Bigfoot: Because I wear big shoes!
Bigfoot: No, no, actually I'm just a big globetrotter -- I travel so much, folks got this feeling that I must have huge feet to be able to get around so far so fast! Ha!
"Formatting" is the way the words are in bold and italics. Hope that makes sense!
Okay, one more finally -- ALWAYS spell-check your stories, and do your best to catch the sneaky mistakes like mixing up "their" and "they're", "your" and "you're" and so on. The better you spell, the better impression your article will have on your first reader -- me!
Keep it simple,
p.s. For those who don't know, all Whyville citizens are welcome to write for the Times.

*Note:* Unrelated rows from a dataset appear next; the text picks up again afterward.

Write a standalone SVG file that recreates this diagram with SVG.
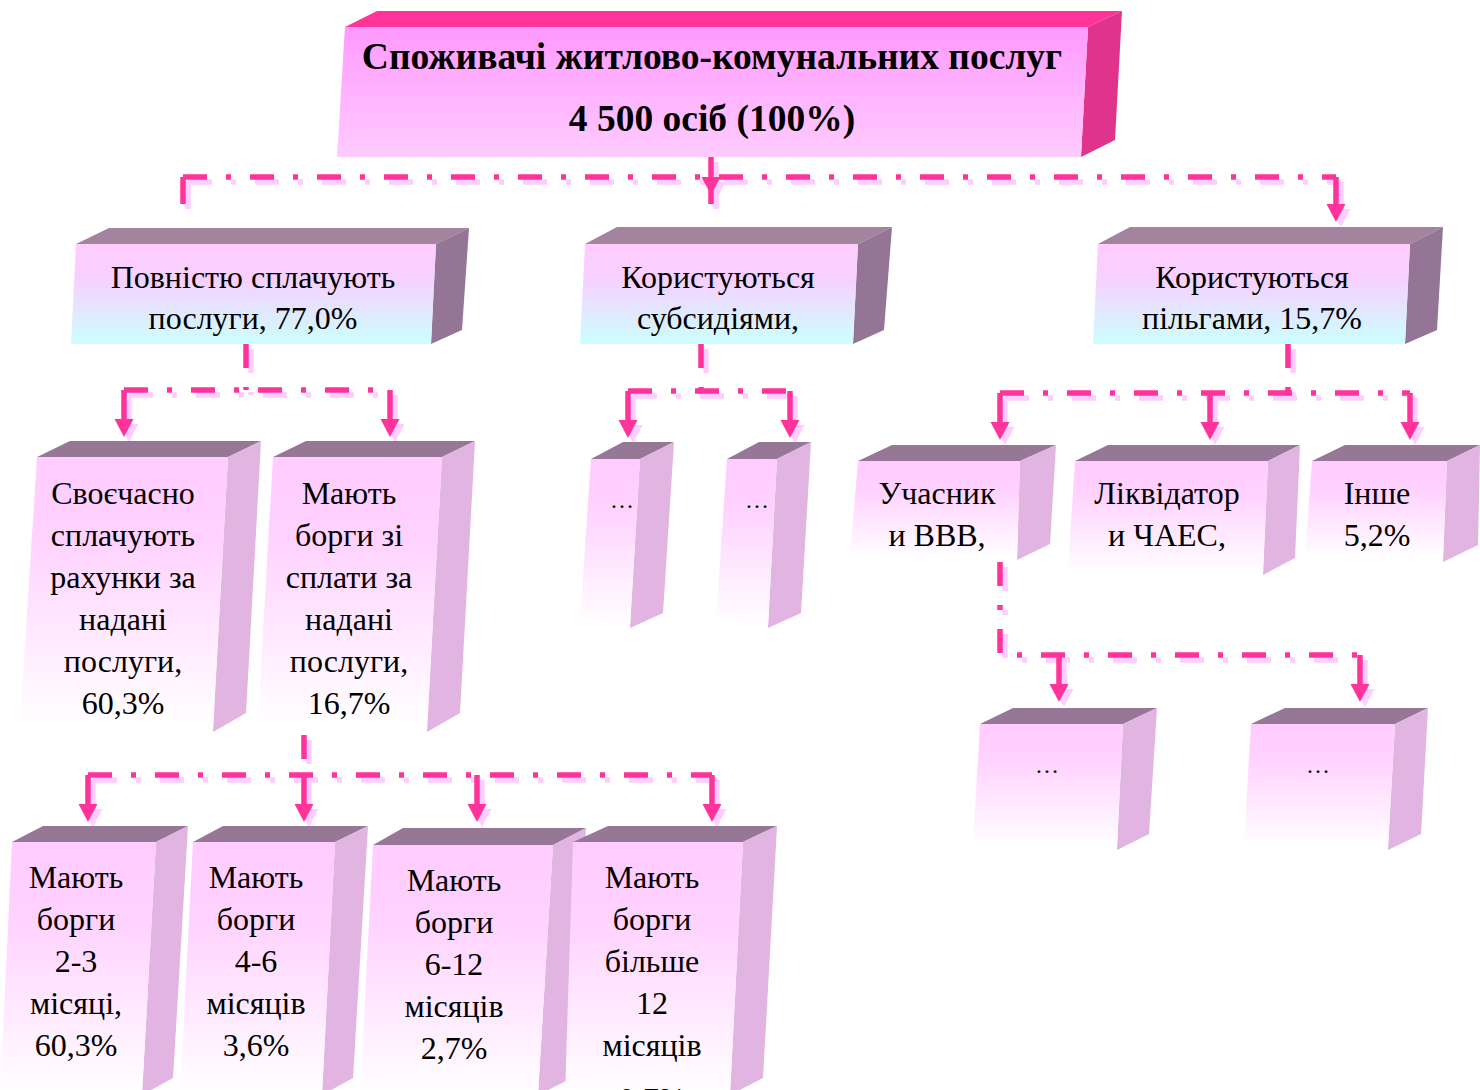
<svg xmlns="http://www.w3.org/2000/svg" xmlns:xlink="http://www.w3.org/1999/xlink" width="1480" height="1090" viewBox="0 0 1480 1090">
  <style>
    text { font-family: "Liberation Serif", "Times New Roman", serif; font-size: 32px; fill: #000; text-anchor: middle; }
    .title { font-size: 37.5px; font-weight: bold; }
    .dots { font-size: 24px; }
    .lid { fill: #967896; }
    .lid2 { fill: #a3849f; }
    .wall { fill: #e1b4e1; }
    .wall2 { fill: #957595; }
    .face { fill: url(#gFade); }
    .face2 { fill: url(#gCyan); }
    .dash { stroke-dasharray: 24 19 5 19; }
    .wire { fill: none; stroke-width: 5.5; }
    .wire.main { stroke: #ff3399; }
    .wire.shade { stroke: #ffccff; }
  </style>
  <defs>
    <linearGradient id="gRoot" x1="0" y1="0" x2="0" y2="1">
      <stop offset="0" stop-color="#ff99ff"/>
      <stop offset="1" stop-color="#ffccff"/>
    </linearGradient>
    <linearGradient id="gCyan" x1="0" y1="0" x2="0" y2="1">
      <stop offset="0" stop-color="#ffccff"/>
      <stop offset="0.35" stop-color="#f7d0ff"/>
      <stop offset="1" stop-color="#ccffff"/>
    </linearGradient>
    <linearGradient id="gFade" x1="0" y1="0" x2="0" y2="1">
      <stop offset="0" stop-color="#ffccff"/>
      <stop offset="0.3" stop-color="#ffd2ff"/>
      <stop offset="1" stop-color="#ffffff"/>
    </linearGradient>
    <marker id="ah" markerUnits="userSpaceOnUse" markerWidth="22" markerHeight="22" viewBox="0 -11 19 22" refX="0" refY="0" orient="auto">
      <path d="M0,-9.5 L18,0 L0,9.5 Z" fill="#ff3399"/>
    </marker>
    <marker id="ahs" markerUnits="userSpaceOnUse" markerWidth="22" markerHeight="22" viewBox="0 -11 19 22" refX="0" refY="0" orient="auto">
      <path d="M0,-9.5 L18,0 L0,9.5 Z" fill="#ffccff"/>
    </marker>
    <!-- dash-dot runs: stems from parents and horizontal bars -->
    <g id="runs">
      <path class="dash" d="M183,177 H1336"/>
      <path class="dash" d="M246,344 V390 M124,390 H390"/>
      <path class="dash" d="M701,344 V391 M628,391 H790"/>
      <path class="dash" d="M1288,344 V393 M1000,393 H1410"/>
      <path class="dash" d="M1000,562 V655 H1360"/>
      <path class="dash" d="M304,735 V775 M88,775 H712"/>
    </g>
    <!-- solid drops ending in arrowheads -->
    <g id="drops">
      <path d="M711,157 V177"/>
      <path d="M183,177 V204 M711,177 V204 M1336,177 V204"/>
      <path d="M124,390 V419"/>
      <path d="M390,390 V419"/>
      <path d="M628,391 V420"/>
      <path d="M790,391 V420"/>
      <path d="M1000,393 V422"/>
      <path d="M1210,393 V422"/>
      <path d="M1410,393 V422"/>
      <path d="M1059,655 V684"/>
      <path d="M1360,655 V684"/>
      <path d="M88,775 V804"/>
      <path d="M304,775 V804"/>
      <path d="M477,775 V804"/>
      <path d="M712,775 V804"/>
    </g>
  </defs>

  <g id="connectors">
    <g transform="translate(5,5)">
      <use href="#runs" class="wire shade"/>
      <use href="#drops" class="wire shade" style="marker-end:url(#ahs)"/>
    </g>
    <use href="#runs" class="wire main"/>
    <use href="#drops" class="wire main" style="marker-end:url(#ah)"/>
  </g>

  <!-- root -->
  <g id="n-root">
    <polygon points="377,11 1122,11 1088,27 345,27" fill="#ff3399"/>
    <polygon points="1088,27 1122,11 1115,140 1081,157" fill="#e0338c"/>
    <polygon points="345,27 1088,27 1081,157 337,157" fill="url(#gRoot)"/>
    <text class="title" x="712" y="69">Споживачі житлово-комунальних послуг</text>
    <text class="title" x="712" y="131">4 500 осіб (100%)</text>
  </g>

  <!-- second level -->
  <g id="n-full">
    <polygon class="lid2" points="109,228 469,228 436,244 76,244"/>
    <polygon class="wall2" points="436,244 469,228 462,330 431,344"/>
    <polygon class="face2" points="76,244 436,244 431,344 71,344"/>
    <text x="253" y="288">Повністю сплачують</text>
    <text x="253" y="329">послуги, 77,0%</text>
  </g>
  <g id="n-subsidy">
    <polygon class="lid2" points="617,227 892,227 858,244 585,244"/>
    <polygon class="wall2" points="858,244 892,227 884,330 853,344"/>
    <polygon class="face2" points="585,244 858,244 853,344 580,344"/>
    <text x="718" y="288">Користуються</text>
    <text x="718" y="329">субсидіями,</text>
  </g>
  <g id="n-benefit">
    <polygon class="lid2" points="1130,227 1443,227 1410,244 1098,244"/>
    <polygon class="wall2" points="1410,244 1443,227 1437,330 1405,344"/>
    <polygon class="face2" points="1098,244 1410,244 1405,344 1093,344"/>
    <text x="1252" y="288">Користуються</text>
    <text x="1252" y="329">пільгами, 15,7%</text>
  </g>

  <!-- third level: payers -->
  <g id="n-ontime">
    <polygon class="lid" points="70,441 261,441 228,457 37,457"/>
    <polygon class="wall" points="228,457 261,441 246,713 213,732"/>
    <polygon class="face" points="37,457 228,457 213,725 20,720"/>
    <text x="123" y="504">Своєчасно</text>
    <text x="123" y="546">сплачують</text>
    <text x="123" y="588">рахунки за</text>
    <text x="123" y="630">надані</text>
    <text x="123" y="672">послуги,</text>
    <text x="123" y="714">60,3%</text>
  </g>
  <g id="n-debt">
    <polygon class="lid" points="306,441 475,441 442,457 273,457"/>
    <polygon class="wall" points="442,457 475,441 460,713 427,732"/>
    <polygon class="face" points="273,457 442,457 427,725 258,720"/>
    <text x="349" y="504">Мають</text>
    <text x="349" y="546">борги зі</text>
    <text x="349" y="588">сплати за</text>
    <text x="349" y="630">надані</text>
    <text x="349" y="672">послуги,</text>
    <text x="349" y="714">16,7%</text>
  </g>

  <!-- third level: subsidy groups -->
  <g id="n-sub-a">
    <polygon class="lid" points="623,442 674,442 640,459 591,459"/>
    <polygon class="wall" points="640,459 674,442 663,613 630,628"/>
    <polygon class="face" points="591,459 640,459 630,625 580,620"/>
    <text class="dots" x="622" y="508">…</text>
  </g>
  <g id="n-sub-b">
    <polygon class="lid" points="759,442 811,442 777,459 727,459"/>
    <polygon class="wall" points="777,459 811,442 801,613 768,628"/>
    <polygon class="face" points="727,459 777,459 768,625 716,620"/>
    <text class="dots" x="757" y="508">…</text>
  </g>

  <!-- third level: benefit groups -->
  <g id="n-veteran">
    <polygon class="lid" points="892,445 1056,445 1020,461 858,461"/>
    <polygon class="wall" points="1020,461 1056,445 1050,544 1017,560"/>
    <polygon class="face" points="858,461 1020,461 1017,558 850,555"/>
    <text x="937" y="504">Учасник</text>
    <text x="937" y="546">и ВВВ,</text>
  </g>
  <g id="n-chernobyl">
    <polygon class="lid" points="1108,445 1300,445 1268,461 1075,461"/>
    <polygon class="wall" points="1268,461 1300,445 1295,558 1263,575"/>
    <polygon class="face" points="1075,461 1268,461 1263,572 1068,568"/>
    <text x="1167" y="504">Ліквідатор</text>
    <text x="1167" y="546">и ЧАЕС,</text>
  </g>
  <g id="n-other">
    <polygon class="lid" points="1345,445 1480,445 1447,461 1312,461"/>
    <polygon class="wall" points="1447,461 1480,445 1478,545 1443,562"/>
    <polygon class="face" points="1312,461 1447,461 1443,557 1305,555"/>
    <text x="1377" y="504">Інше</text>
    <text x="1377" y="546">5,2%</text>
  </g>

  <!-- fourth level: veteran subgroups -->
  <g id="n-vet-a">
    <polygon class="lid" points="1013,708 1157,708 1123,724 980,724"/>
    <polygon class="wall" points="1123,724 1157,708 1149,834 1117,850"/>
    <polygon class="face" points="980,724 1123,724 1117,845 973,843"/>
    <text class="dots" x="1047" y="773">…</text>
  </g>
  <g id="n-vet-b">
    <polygon class="lid" points="1285,708 1428,708 1395,724 1251,724"/>
    <polygon class="wall" points="1395,724 1428,708 1421,834 1388,850"/>
    <polygon class="face" points="1251,724 1395,724 1388,845 1244,843"/>
    <text class="dots" x="1318" y="773">…</text>
  </g>

  <!-- fourth level: debt duration -->
  <g id="n-debt-2-3">
    <polygon class="lid" points="43,826 188,826 156,842 12,842"/>
    <polygon class="wall" points="156,842 188,826 173,1078 142,1095"/>
    <polygon class="face" points="12,842 156,842 142,1095 0,1095"/>
    <text x="76" y="888">Мають</text>
    <text x="76" y="930">борги</text>
    <text x="76" y="972">2-3</text>
    <text x="76" y="1014">місяці,</text>
    <text x="76" y="1056">60,3%</text>
  </g>
  <g id="n-debt-4-6">
    <polygon class="lid" points="223,826 368,826 335,842 193,842"/>
    <polygon class="wall" points="335,842 368,826 353,1078 322,1095"/>
    <polygon class="face" points="193,842 335,842 322,1095 180,1095"/>
    <text x="256" y="888">Мають</text>
    <text x="256" y="930">борги</text>
    <text x="256" y="972">4-6</text>
    <text x="256" y="1014">місяців</text>
    <text x="256" y="1056">3,6%</text>
  </g>
  <g id="n-debt-6-12">
    <polygon class="lid" points="403,828 586,828 553,845 373,845"/>
    <polygon class="wall" points="553,845 586,828 572,1078 538,1095"/>
    <polygon class="face" points="373,845 553,845 538,1095 360,1095"/>
    <text x="454" y="891">Мають</text>
    <text x="454" y="933">борги</text>
    <text x="454" y="975">6-12</text>
    <text x="454" y="1017">місяців</text>
    <text x="454" y="1059">2,7%</text>
  </g>
  <g id="n-debt-12">
    <polygon class="lid" points="608,826 777,826 743,842 573,842"/>
    <polygon class="wall" points="743,842 777,826 763,1078 730,1095"/>
    <polygon class="face" points="573,842 743,842 730,1095 565,1095"/>
    <text x="652" y="888">Мають</text>
    <text x="652" y="930">борги</text>
    <text x="652" y="972">більше</text>
    <text x="652" y="1014">12</text>
    <text x="652" y="1056">місяців</text>
    <text x="652" y="1110">0,7%</text>
  </g>
</svg>
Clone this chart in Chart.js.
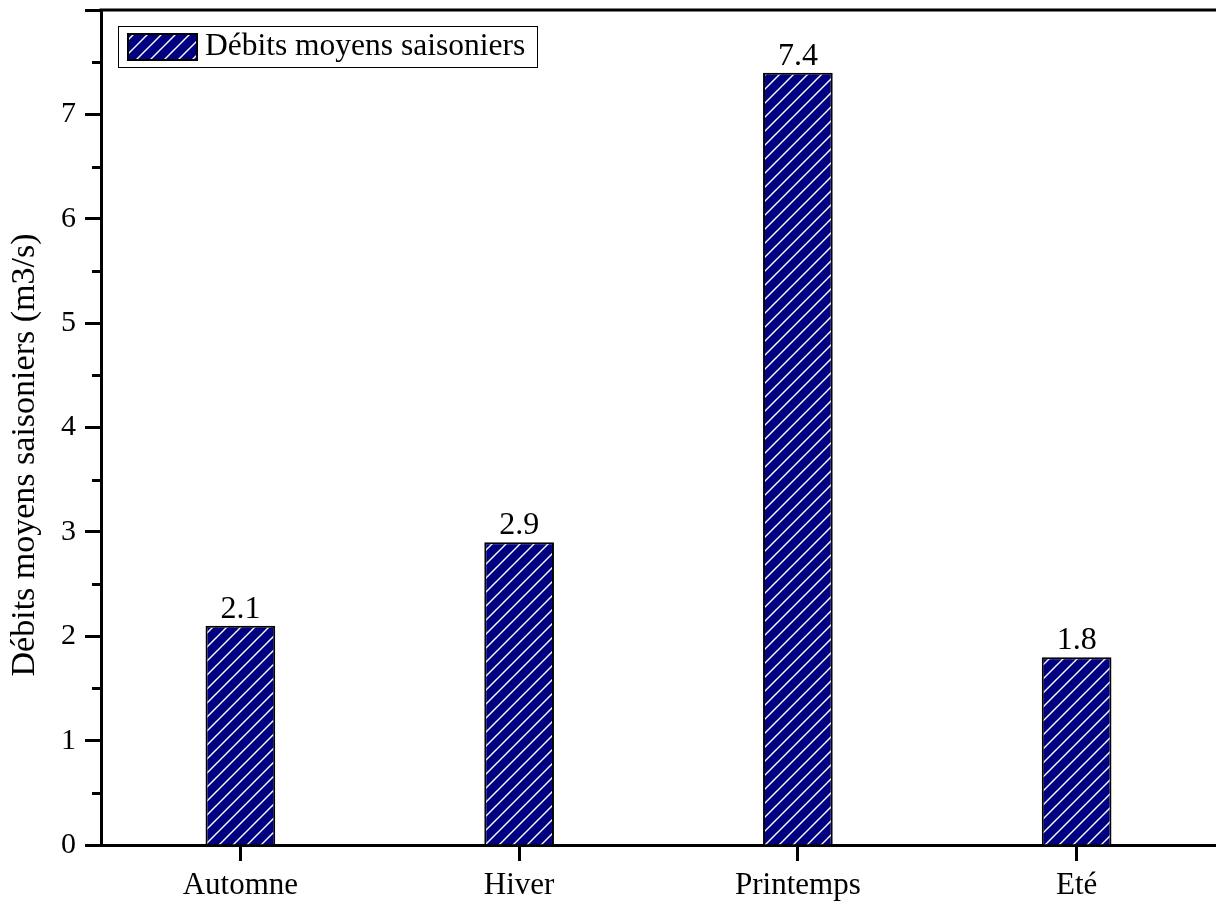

We can't promise that anyone will be published right away -- as of summer 2004 we get 500-600 emails a week, many more fabulous pieces than we can publish! -- but we will read what anyone sends and give it full consideration, as long as they follow the very simple rules above.
Once you've published 3 or 4 articles in the Times and become a "regular", you'll have a chance at being named a Times Writer in your later articles. Sometimes it can take a lot of articles -- it's not about the number, it's about the quality and variety of what you write.